Nina Totenberg

By Anna-Leigh Firth

December’s Question of the Month was unusual in that it asked our judicial alumni for questions instead of an answer.

With the College about to present one of the biggest events in its history – a nonpartisan national symposium for judges and journalists Dec. 13 at the National Press Club in Washington, D.C.– we asked judges what they would like to ask Nina Totenberg, NPR’s legendary Supreme Court and legal affairs correspondent.

That’s because the famed radio reporter will be our guest for a conversation during lunch at the historic symposium, which is titled “Undermining the Courts and the Media: The Consequences for American Democracy.” Read more about the program’s all-star lineup and register (only about 50 seats remain) here.

NJC President Benes Aldana will be interviewing Totenberg in the noon hour, and you can watch the conversation – and the whole program – on livestream here.

In the survey, the two most commonly suggested questions to Totenberg were:

  1. “In the years you have covered the court, what one decision or dissent most surprised you and why?”
  2. “What is the biggest threat to the judiciary?”

One judged asked, by way of a compliment: “How do NPR reporters stay so neutral and produce such fair and balanced stories when so many others seem to be more interested in promoting their own political agenda?”

But this was countered by: “Given NPR’s editorial bias, is it possible to accurately report on the Supreme Court?”

Many questions involved democracy and politics, especially President Trump and the confirmation of Judge Brett Kavanaugh to the Supreme Court.

“Is the historical myth of a non-political Supreme Court now been debunked by the actions of the Senate over the last three years and the influence of political positions in the selection of justices by the current executive administration?” asked one judge.
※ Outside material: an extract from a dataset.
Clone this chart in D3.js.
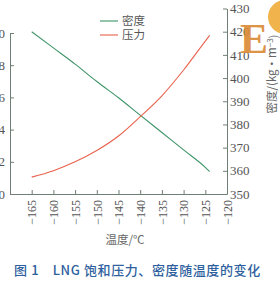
<!DOCTYPE html>
<meta charset="utf-8">
<style>
body { margin: 0; background: #fff; }
svg text { font-family: "Liberation Serif", "DejaVu Serif", serif; }
.cjk { font-family: "Noto Sans CJK SC", sans-serif; }
</style>
<svg width="280" height="282"></svg>
<script src="https://cdn.jsdelivr.net/npm/d3@7"></script>
<script>

// temperature (°C)
var temps    = [-165, -160, -155, -150, -145, -140, -135, -130, -125, -124];
// saturation pressure (MPa), left axis
var pressure = [0.105, 0.145, 0.2, 0.27, 0.36, 0.48, 0.61, 0.77, 0.95, 0.985];
// density (kg/m3), right axis
var density  = [420, 413, 406, 398.5, 391.5, 384, 376.5, 369, 361.5, 359.7];

var xTicks = [-165, -160, -155, -150, -145, -140, -135, -130, -125, -120];
var leftTicks = [0, 0.2, 0.4, 0.6, 0.8, 1.0];
var rightTicks = [350, 360, 370, 380, 390, 400, 410, 420, 430];

var svg = d3.select("svg");
var axisColor = "#6f7f76";

var x = d3.scaleLinear().domain([-170, -120]).range([10, 227]);
var yL = d3.scaleLinear().domain([0, 1.0]).range([194, 33]);
var yR = d3.scaleLinear().domain([350, 430]).range([194, 8.5]);

function styleAxis(g) {
  g.select(".domain").attr("stroke", axisColor);
  g.selectAll(".tick line").attr("stroke", axisColor);
  g.selectAll(".tick text").attr("fill", "#555").style("font-size", "13px");
}

// bottom axis, ticks pointing in
var gx = svg.append("g").attr("transform", "translate(0,194)")
  .call(d3.axisBottom(x).tickValues(xTicks).tickSizeInner(-4).tickSizeOuter(0)
    .tickFormat(function(d) { return "\u2212" + Math.abs(d); }));
styleAxis(gx);
gx.selectAll(".tick text")
  .style("font-size", "12px")
  .attr("text-anchor", "end")
  .attr("transform", "rotate(-90)")
  .attr("x", -6).attr("y", 0).attr("dy", "0.35em");

var gl = svg.append("g").attr("transform", "translate(10,0)")
  .call(d3.axisLeft(yL).tickValues(leftTicks).tickSizeInner(-4).tickSizeOuter(0)
    .tickFormat(d3.format(".1f")));
styleAxis(gl);
gl.selectAll(".tick text").attr("x", -5);

var gr = svg.append("g").attr("transform", "translate(227,0)")
  .call(d3.axisRight(yR).tickValues(rightTicks).tickSizeInner(-4).tickSizeOuter(0));
styleAxis(gr);
gr.selectAll(".tick text").attr("x", 3);

// curves
var pts = temps.map(function(t, i) { return { t: t, p: pressure[i], d: density[i] }; });

svg.append("path").datum(pts)
  .attr("fill", "none").attr("stroke", "#3f9469").attr("stroke-width", 1.1)
  .attr("d", d3.line().curve(d3.curveMonotoneX)
    .x(function(d) { return x(d.t); }).y(function(d) { return yR(d.d); }));

svg.append("path").datum(pts)
  .attr("fill", "none").attr("stroke", "#e9624c").attr("stroke-width", 1.1)
  .attr("d", d3.line().curve(d3.curveMonotoneX)
    .x(function(d) { return x(d.t); }).y(function(d) { return yL(d.p); }));

// legend
var legend = [["密度", "#3f9469"], ["压力", "#e9624c"]];
legend.forEach(function(l, i) {
  var yy = 21 + i * 14;
  svg.append("line").attr("x1", 100).attr("x2", 118).attr("y1", yy).attr("y2", yy)
    .attr("stroke", l[1]).attr("stroke-width", 1.1);
  svg.append("text").attr("class", "cjk").attr("x", 122).attr("y", yy).attr("dy", "0.36em")
    .attr("fill", "#555").style("font-size", "11.5px").text(l[0]);
});

// watermark
svg.append("circle").attr("cx", 285).attr("cy", 17).attr("r", 17)
  .attr("fill", "#f0ac3a").attr("opacity", 0.9);
svg.append("text").attr("x", 240).attr("y", 53)
  .attr("fill", "#dc8b38").attr("opacity", 0.92)
  .style("font-size", "42px").style("font-weight", "bold")
  .style("font-family", "Liberation Serif, serif")
  .text("E");

// axis titles
svg.append("text").attr("class", "cjk").attr("x", 125).attr("y", 240).attr("dy", "0.36em")
  .attr("text-anchor", "middle").attr("fill", "#666").style("font-size", "11.5px")
  .text("温度/℃");

var rt = svg.append("text").attr("class", "cjk")
  .attr("transform", "translate(272,74) rotate(-90)")
  .attr("text-anchor", "middle").attr("dy", "0.36em")
  .attr("fill", "#666").style("font-size", "11.5px");
rt.append("tspan").text("密度/(kg·m");
rt.append("tspan").attr("dy", "-0.4em").style("font-size", "8px").text("−3");
rt.append("tspan").attr("dy", "0.4em").text(")");

// caption
svg.append("text").attr("class", "cjk").attr("x", 14).attr("y", 270).attr("dy", "0.36em")
  .attr("fill", "#2f5f9e").style("font-size", "13px").style("font-weight", "500")
  .style("letter-spacing", "0.6px")
  .text("图 1　LNG 饱和压力、密度随温度的变化");

</script>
Here are some of the other suggested questions:

  • “With the expansion of technology and increase of interest by the public, do you see federal courts—particularly the SCOTUS–televising hearings, oral arguments, etc.? Why or why not? In your opinion, what is the resistance?”
  • “What quality or attribute do you think is important in a judge … (and) which Supreme Court Justice do you believe embodied those attributes?”
  • “With the incredibly vitriolic partisanship and divide our country has experienced lately, how can judges issue orders and rulings without any distress that that their decisions will be relayed to the public only through that cynical prism? How do we best continue to ‘call balls and strikes’ without any concern at all for the inevitable spin that will be applied to our decisions?”
  • Do you see a path forward for nominating federal judges who do not have a perceived ideological pedigree? In the judicial nomination process, is “judicial philosophy” just a code for “ideological agenda” these days?
  • Over The length of your career in reporting, do you believe that the courts have responded appropriately to attempts to marginalize issues relating to the freedom of the press?
  • What is the most difficult concept for a reporter covering the Supreme Court to convey to the general public in order for the reporting to have meaning?
  • It seems few news programs actually cover Supreme Court decisions, but the general public will not know about important decisions unless there is coverage. How do we communicate to the news organizations and the general public the gravity of Supreme Court decisions in such a way as to encourage coverage by the standard news outlets?
  • Have you noticed recent shifts in the types of cases the US Supreme Court chooses to hear in the current era? If so, how is it different from other Courts in the Past? And how will this affect the rule of law? What do you feel are the long term ramifications of the failure of the senate to entertain confirmation hearings on former President Obama’s appointee, Judge Garland, and Justice Kavanaugh’s contentious confirmation hearing? From your analysis of the US Supreme Court throughout the years do you feel that our president is correct when he says that we have Obama Judges and Bush Judges, etc? Essentially, do the judges and justices rule straight down party lines all the time?
  • After all these years of observing our federal judicial system, how would you rate its ability to dispense justice?
  • Do you feel the public’s perception of the court system is affected by the media’s coverage of legal news? If so, in what way? If so, do you feel that your coverage is different?

December’s survey also asked what grade judges would give to Totenberg’s coverage of the Supreme Court. Approximately 80 percent of voters awarded her an A. She scored the equivalent of a 3.53 GPA based on all votes cast.

* Each month the College emails an informal, non-scientific one-question survey to its more than 12,000 judicial alumni in the United States and abroad. The results, summarized in the NJC’s Judicial Edge Today, are not intended to be characterized as conclusive research findings.